Slow down requests instead of blocking them.

Delay-Based Throttling

async function throttleMiddleware(req, res, next) {
  const userId = req.auth.userId;
  const usage = await getUsageRate(userId);

  // If usage is high, add delay
  if (usage > 80) { // 80% of limit
    const delay = Math.min((usage - 80) * 100, 5000); // Max 5 second delay
    await new Promise(resolve => setTimeout(resolve, delay));
  }

  next();
}

Response Throttling

async function throttleResponse(req, res, next) {
  const userId = req.auth.userId;
  const usage = await getUsageRate(userId);

  if (usage > 90) {
    // Return partial data
    req.throttled = true;
    req.maxResults = 10; // Limit results
  }

  next();
}

app.get('/v1/pets', throttleResponse, async (req, res) => {
  const limit = req.throttled ? req.maxResults : 100;
  const pets = await db.pets.findMany({ limit });

  if (req.throttled) {
    res.setHeader('X-Throttled', 'true');
  }

  res.json({ data: pets });
});

Abuse Detection

Detect and block abusive patterns.

Pattern Detection

async function detectAbuse(userId) {
  const patterns = await analyzeRequestPatterns(userId);

  // Detect scraping
  if (patterns.sequentialIds > 100) {
    return { abuse: true, reason: 'Sequential ID scraping detected' };
  }

  // Detect brute force
  if (patterns.failedLogins > 10) {
    return { abuse: true, reason: 'Brute force attack detected' };
  }

  // Detect bot behavior
  if (patterns.requestsPerSecond > 50) {
    return { abuse: true, reason: 'Bot-like behavior detected' };
  }

  return { abuse: false };
}

async function abuseDetectionMiddleware(req, res, next) {
  const abuse = await detectAbuse(req.auth.userId);

  if (abuse.abuse) {
    await blockUser(req.auth.userId, abuse.reason);

    return res.status(403).json({
      error: 'Account suspended',
      reason: abuse.reason,
      contact: 'support@petstoreapi.com'
    });
  }

  next();
}

Communicating Limits

Standard Headers

res.setHeader('X-RateLimit-Limit', '100');
res.setHeader('X-RateLimit-Remaining', '95');
res.setHeader('X-RateLimit-Reset', '1678886400');
res.setHeader('Retry-After', '60'); // Seconds until retry

Error Responses

{
  "error": "Rate limit exceeded",
  "message": "You have exceeded the rate limit of 100 requests per hour",
  "limit": 100,
  "remaining": 0,
  "resetAt": "2026-03-13T11:00:00Z",
  "retryAfter": 3600,
  "documentation": "https://docs.petstoreapi.com/rate-limits"
}

Documentation

Document your limits clearly:

## Rate Limits

### Free Tier
- 100 requests per hour
- 10,000 requests per month

### Pro Tier
- 1,000 requests per hour
- 100,000 requests per month

### Enterprise Tier
- 10,000 requests per hour
- Unlimited monthly requests

### Headers
- `X-RateLimit-Limit`: Maximum requests per window
- `X-RateLimit-Remaining`: Requests remaining
- `X-RateLimit-Reset`: Unix timestamp when limit resets

### Handling Rate Limits
When you exceed the limit, you'll receive a 429 status code.
Wait for the time specified in `Retry-After` header before retrying.

Best Practices

1. Be Generous

Set limits high enough for legitimate use. Don't frustrate real users.

2. Provide Clear Feedback

Always include rate limit headers. Tell users when they can retry.

3. Tier Your Limits

Offer higher limits for paid tiers. This monetizes heavy usage.

4. Monitor and Adjust

Track limit violations. Adjust limits based on actual usage patterns.

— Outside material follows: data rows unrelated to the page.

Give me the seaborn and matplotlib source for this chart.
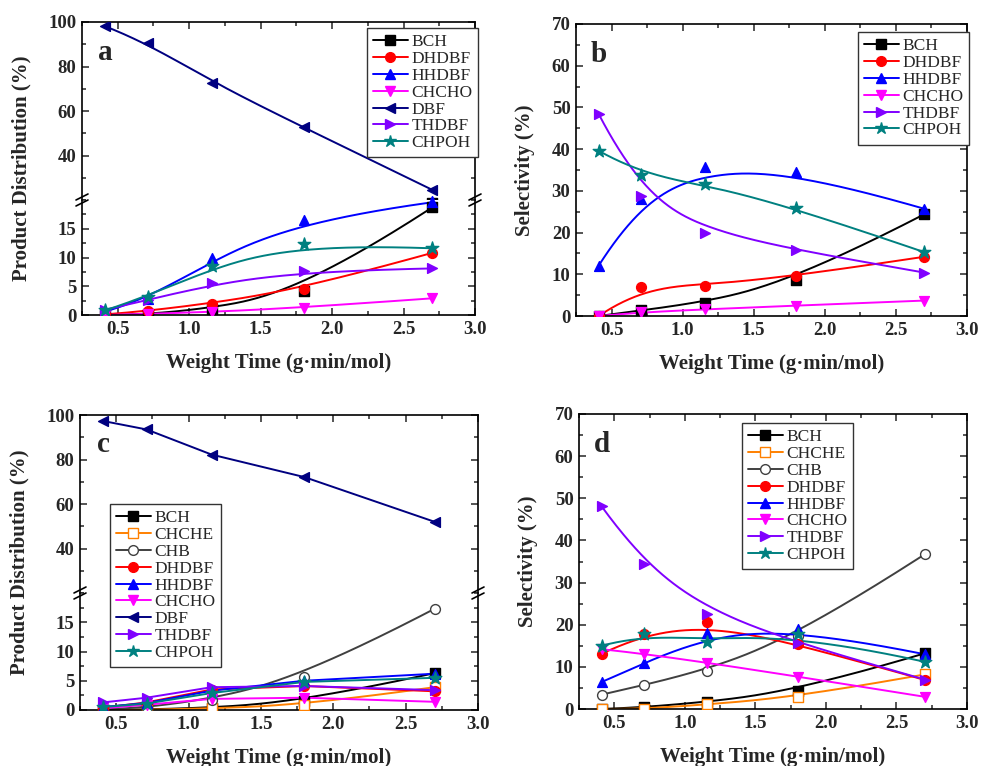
import numpy as np
import matplotlib
matplotlib.use("Agg")
import matplotlib.pyplot as plt
import seaborn as sns
from matplotlib.lines import Line2D
from matplotlib.ticker import MultipleLocator, FormatStrFormatter

sns.set_style("ticks")
plt.rcParams['font.family'] = ['Liberation Serif', 'DejaVu Serif']
plt.rcParams['font.weight'] = 'bold'
plt.rcParams['axes.labelweight'] = 'bold'
plt.rcParams['axes.linewidth'] = 1.2

# weight time (g·min/mol)
weight_time = [0.41, 0.71, 1.16, 1.80, 2.70]

# panel a - product distribution (%)
a_bch = [0.0, 0.1, 1.0, 4.2, 18.7]
a_dhdbf = [0.1, 0.7, 2.0, 4.6, 10.8]
a_hhdbf = [0.6, 2.7, 9.9, 16.5, 19.6]
a_chcho = [0.0, 0.2, 0.5, 1.3, 2.9]
a_dbf = [98.1, 90.6, 72.4, 52.7, 24.6]
a_thdbf = [0.9, 2.6, 5.5, 7.6, 8.1]
a_chpoh = [0.8, 3.2, 8.6, 12.4, 11.6]

# panel b - selectivity (%)
b_bch = [0.0, 1.4, 3.0, 8.6, 24.4]
b_dhdbf = [0.0, 6.9, 7.3, 9.6, 14.2]
b_hhdbf = [12.1, 28.1, 35.6, 34.5, 25.7]
b_chcho = [0.0, 0.9, 1.6, 2.5, 3.7]
b_thdbf = [48.4, 28.8, 20.0, 15.8, 10.4]
b_chpoh = [39.6, 33.9, 31.7, 25.8, 15.3]

# panel c - product distribution (%)
c_bch = [0.0, 0.1, 0.3, 1.5, 6.3]
c_chche = [0.0, 0.0, 0.3, 0.8, 3.9]
c_chb = [0.1, 0.4, 1.7, 5.7, 17.3]
c_dhdbf = [0.4, 1.3, 3.5, 4.1, 3.2]
c_hhdbf = [0.5, 1.2, 3.3, 5.0, 6.2]
c_chcho = [0.3, 0.9, 1.9, 2.1, 1.4]
c_dbf = [97.3, 93.5, 82.2, 72.1, 52.0]
c_thdbf = [1.3, 2.1, 3.9, 4.1, 3.4]
c_chpoh = [0.5, 1.1, 2.9, 4.8, 5.5]

# panel d - selectivity (%)
d_bch = [0.0, 0.4, 1.6, 4.3, 13.2]
d_chche = [0.0, 0.0, 1.1, 2.8, 8.2]
d_chb = [3.4, 5.7, 9.0, 17.3, 36.7]
d_dhdbf = [13.1, 17.8, 20.7, 15.4, 6.9]
d_hhdbf = [6.4, 10.8, 18.1, 19.0, 13.0]
d_chcho = [14.2, 13.1, 11.0, 7.7, 2.9]
d_thdbf = [48.1, 34.3, 22.6, 15.6, 7.0]
d_chpoh = [15.0, 17.7, 15.8, 17.8, 11.2]

styles = {
    'BCH': ('black', 's', 'black'),
    'CHCHE': ('#FF8000', 's', 'white'),
    'CHB': ('#404040', 'o', 'white'),
    'DHDBF': ('red', 'o', 'red'),
    'HHDBF': ('blue', '^', 'blue'),
    'CHCHO': ('#FF00FF', 'v', '#FF00FF'),
    'DBF': ('#000080', '<', '#000080'),
    'THDBF': ('#8000FF', '>', '#8000FF'),
    'CHPOH': ('#008080', '*', '#008080'),
}

W, H = 982, 766
fig = plt.figure(figsize=(9.82, 7.66), dpi=100)


def bspline(px, py, n=200, k=3):
    # clamped cubic B-spline with the data points as control points
    px, py = np.asarray(px, float), np.asarray(py, float)
    m = len(px)
    t = np.concatenate([np.zeros(k), np.linspace(0, 1, m - k + 1), np.ones(k)])
    u = np.linspace(0, 1 - 1e-9, n)

    def basis(i, d):
        if d == 0:
            return ((t[i] <= u) & (u < t[i + 1])).astype(float)
        a = 0 if t[i + d] == t[i] else (u - t[i]) / (t[i + d] - t[i]) * basis(i, d - 1)
        b = 0 if t[i + d + 1] == t[i + 1] else (t[i + d + 1] - u) / (t[i + d + 1] - t[i + 1]) * basis(i + 1, d - 1)
        return a + b

    B = np.array([basis(i, k) for i in range(m)])
    return B.T @ px, B.T @ py


def style_axis(ax):
    ax.tick_params(direction='in', which='both', top=True, right=True,
                   labelsize=13.5, width=1.1, pad=4)
    ax.tick_params(which='major', length=5)
    ax.tick_params(which='minor', length=3)
    ax.set_xlim(0.25, 3.0)
    ax.xaxis.set_major_locator(MultipleLocator(0.5))
    ax.xaxis.set_minor_locator(MultipleLocator(0.25))
    ax.xaxis.set_major_formatter(FormatStrFormatter('%.1f'))
    for s in ax.spines.values():
        s.set_color('black')


def draw(ax, name, y, smooth=True):
    color, marker, face = styles[name]
    xs, ys = bspline(weight_time, y) if smooth else (weight_time, y)
    sns.lineplot(x=xs, y=ys, ax=ax, color=color, lw=1.4, sort=False, estimator=None)
    size = 90 if marker == '*' else 50
    sns.scatterplot(x=weight_time, y=y, ax=ax, color=face, edgecolor=color,
                    marker=marker, s=size, linewidth=1.0, zorder=3)


def slash(x, y):
    for dy in (-3, 3):
        fig.add_artist(Line2D([(x - 6) / W, (x + 6) / W],
                              [1 - (y + dy + 3) / H, 1 - (y + dy - 3) / H],
                              color='black', lw=1.2, transform=fig.transFigure))


def panel(box, series, ylabel, letter, legend_pos, smooth_set=None, brk=None):
    left, right, top, bottom = box
    fx, fw = left / W, (right - left) / W
    if brk is None:
        ax = fig.add_axes([fx, 1 - bottom / H, fw, (bottom - top) / H])
        style_axis(ax)
        ax.set_ylim(0, 70)
        ax.yaxis.set_major_locator(MultipleLocator(10))
        ax.yaxis.set_minor_locator(MultipleLocator(5))
        axes = [ax]
        low = ax
    else:
        up = fig.add_axes([fx, 1 - brk / H, fw, (brk - top) / H])
        low = fig.add_axes([fx, 1 - bottom / H, fw, (bottom - brk) / H])
        for a in (up, low):
            style_axis(a)
        up.set_ylim(20, 100)
        up.yaxis.set_minor_locator(MultipleLocator(10))
        up.set_yticks([40, 60, 80, 100])
        up.spines['bottom'].set_visible(False)
        up.tick_params(which='both', bottom=False, labelbottom=False)
        low.set_ylim(0, 20)
        low.set_yticks([0, 5, 10, 15])
        low.yaxis.set_minor_locator(MultipleLocator(2.5))
        low.spines['top'].set_visible(False)
        low.tick_params(which='both', top=False)
        axes = [up, low]
        slash(left, brk)
        slash(right, brk)

    handles = []
    for name, y in series:
        smooth = smooth_set is None or name in smooth_set
        for a in axes:
            draw(a, name, y, smooth)
        color, marker, face = styles[name]
        handles.append(Line2D([], [], color=color, marker=marker, mfc=face, mec=color,
                              markersize=9 if marker == '*' else 7, lw=1.4))
    for a in axes:
        a.set_ylabel('')
        a.set_xlabel('')
    low.set_xlabel('Weight Time (g\u00b7min/mol)', fontsize=15, fontweight='bold', labelpad=11)
    fig.text(left / W - (0.062 if brk else 0.052), 1 - (top + bottom) / 2 / H,
             ylabel, rotation=90, fontsize=15, ha='center', va='center')
    fig.text((left + 23) / W, 1 - (top + 30) / H, letter,
             fontsize=21, ha='center', va='center')
    fig.legend(handles, [n for n, _ in series], loc='upper left',
               bbox_to_anchor=(legend_pos[0] / W, 1 - legend_pos[1] / H),
               prop={'weight': 'normal', 'size': 12.5}, frameon=True, fancybox=False,
               edgecolor='#333333', framealpha=1, handlelength=2.0, handletextpad=0.2,
               labelspacing=0.04, borderpad=0.35, borderaxespad=0)


panel((82, 475, 22, 315),
      [('BCH', a_bch), ('DHDBF', a_dhdbf), ('HHDBF', a_hhdbf), ('CHCHO', a_chcho),
       ('DBF', a_dbf), ('THDBF', a_thdbf), ('CHPOH', a_chpoh)],
      'Product Distribution (%)', 'a', (367, 28), brk=200)

panel((576, 967, 24, 316),
      [('BCH', b_bch), ('DHDBF', b_dhdbf), ('HHDBF', b_hhdbf), ('CHCHO', b_chcho),
       ('THDBF', b_thdbf), ('CHPOH', b_chpoh)],
      'Selectivity (%)', 'b', (858, 32))

panel((80, 478, 415, 710),
      [('BCH', c_bch), ('CHCHE', c_chche), ('CHB', c_chb), ('DHDBF', c_dhdbf),
       ('HHDBF', c_hhdbf), ('CHCHO', c_chcho), ('DBF', c_dbf), ('THDBF', c_thdbf),
       ('CHPOH', c_chpoh)],
      'Product Distribution (%)', 'c', (110, 504),
      smooth_set={'BCH', 'CHCHE', 'CHB'}, brk=593)

panel((579, 967, 414, 709),
      [('BCH', d_bch), ('CHCHE', d_chche), ('CHB', d_chb), ('DHDBF', d_dhdbf),
       ('HHDBF', d_hhdbf), ('CHCHO', d_chcho), ('THDBF', d_thdbf), ('CHPOH', d_chpoh)],
      'Selectivity (%)', 'd', (742, 423))

fig.savefig('out.png', dpi=100)
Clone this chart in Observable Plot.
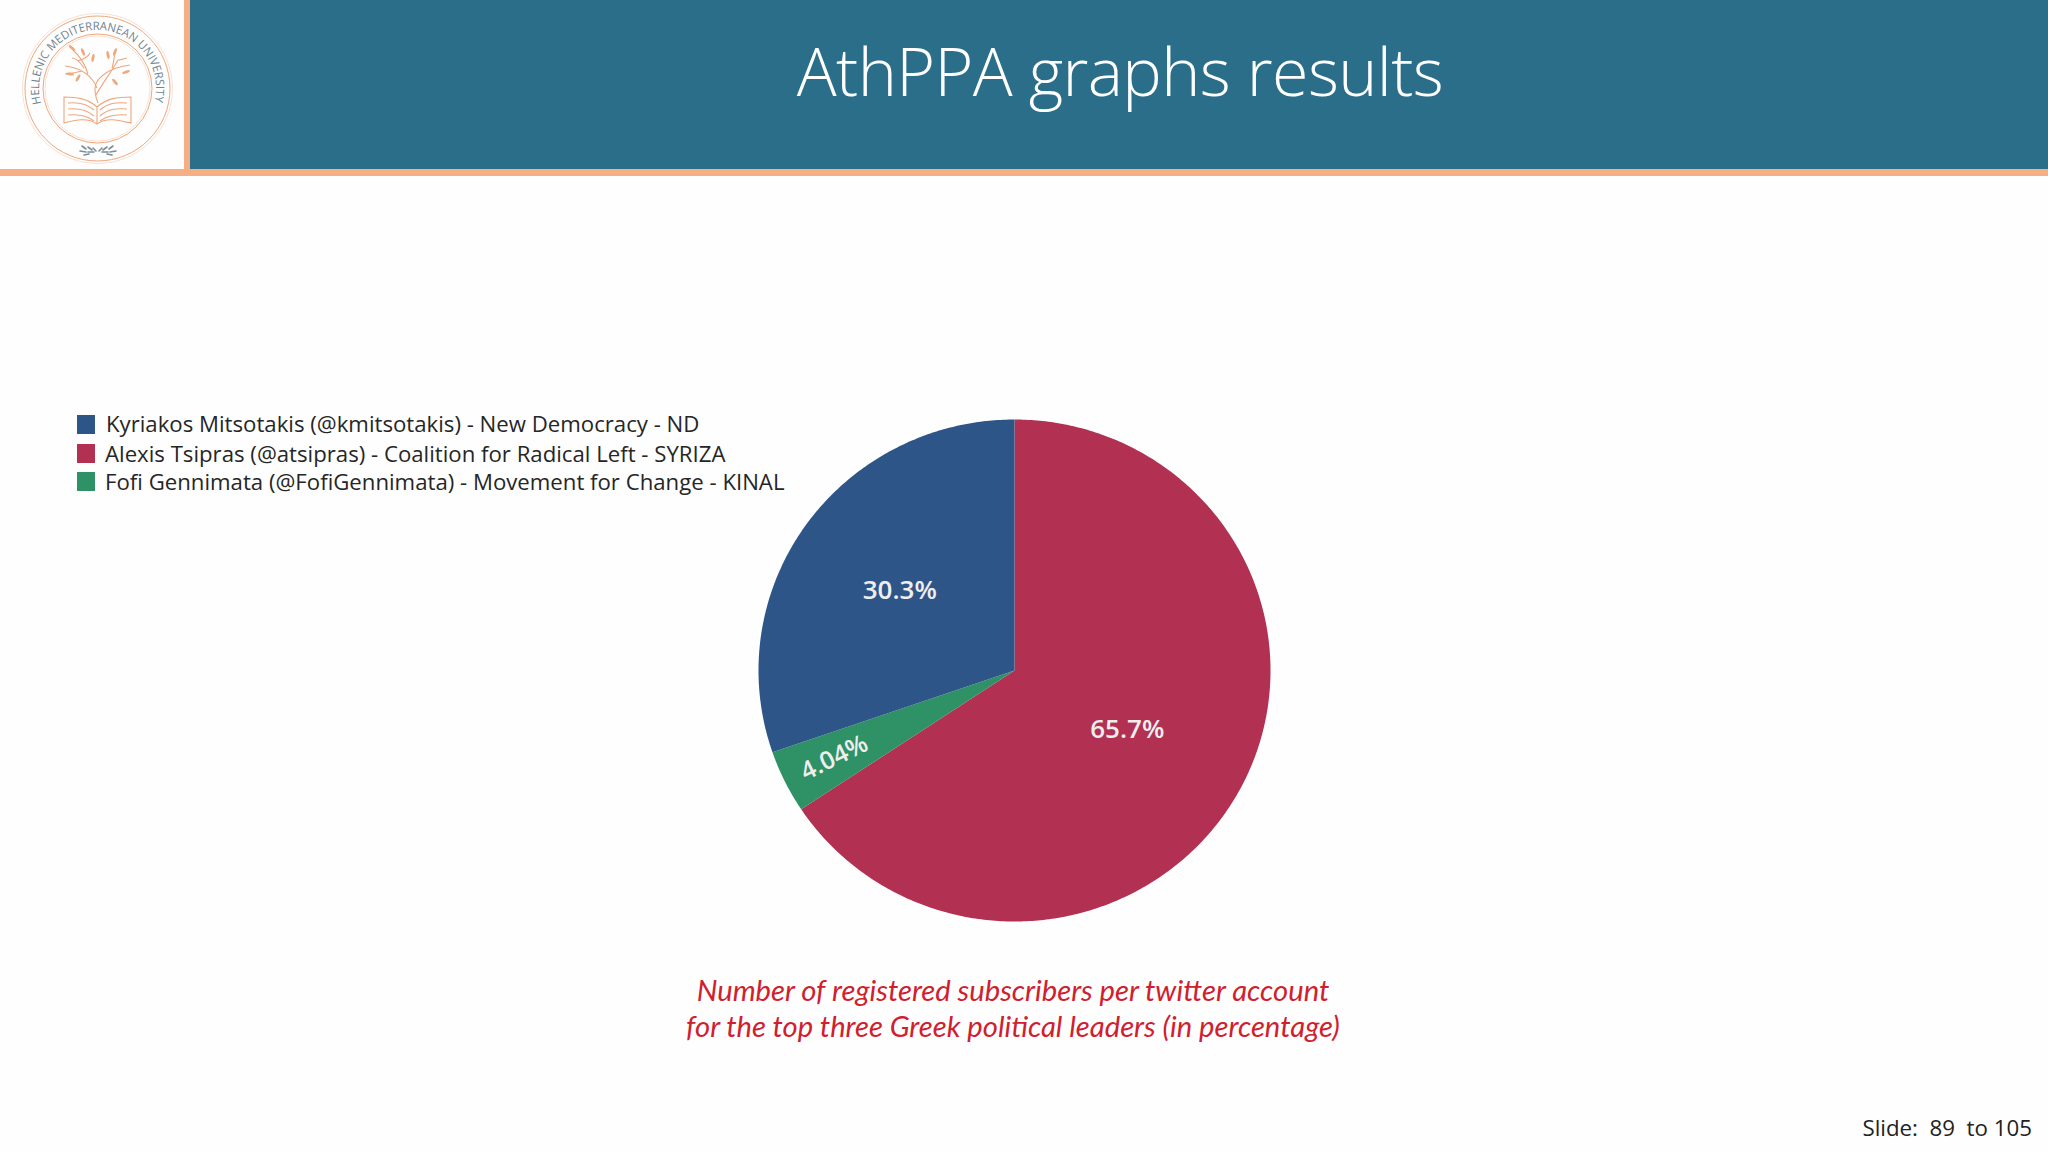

5. Whitelist Internal Services

Don't rate limit your own services:

function shouldRateLimit(req) {
  // Skip rate limiting for internal services
  if (req.headers['x-internal-service'] === process.env.INTERNAL_SECRET) {
    return false;
  }
  return true;
}

6. Use Multiple Layers

Combine rate limiting, quotas, and abuse detection for comprehensive protection.

Summary

Rate limiting protects your API from abuse while allowing legitimate usage. Implement multiple strategies:

Rate limiting: Prevent short-term abuse
Quotas: Control long-term usage
Throttling: Gracefully degrade service
Abuse detection: Block malicious patterns

Choose algorithms based on your needs: - Fixed window: Simple, good enough for most cases - Sliding window: More accurate, prevents bursts - Token bucket: Handles bursts gracefully - Leaky bucket: Smooths traffic

Always communicate limits clearly through headers, error messages, and documentation.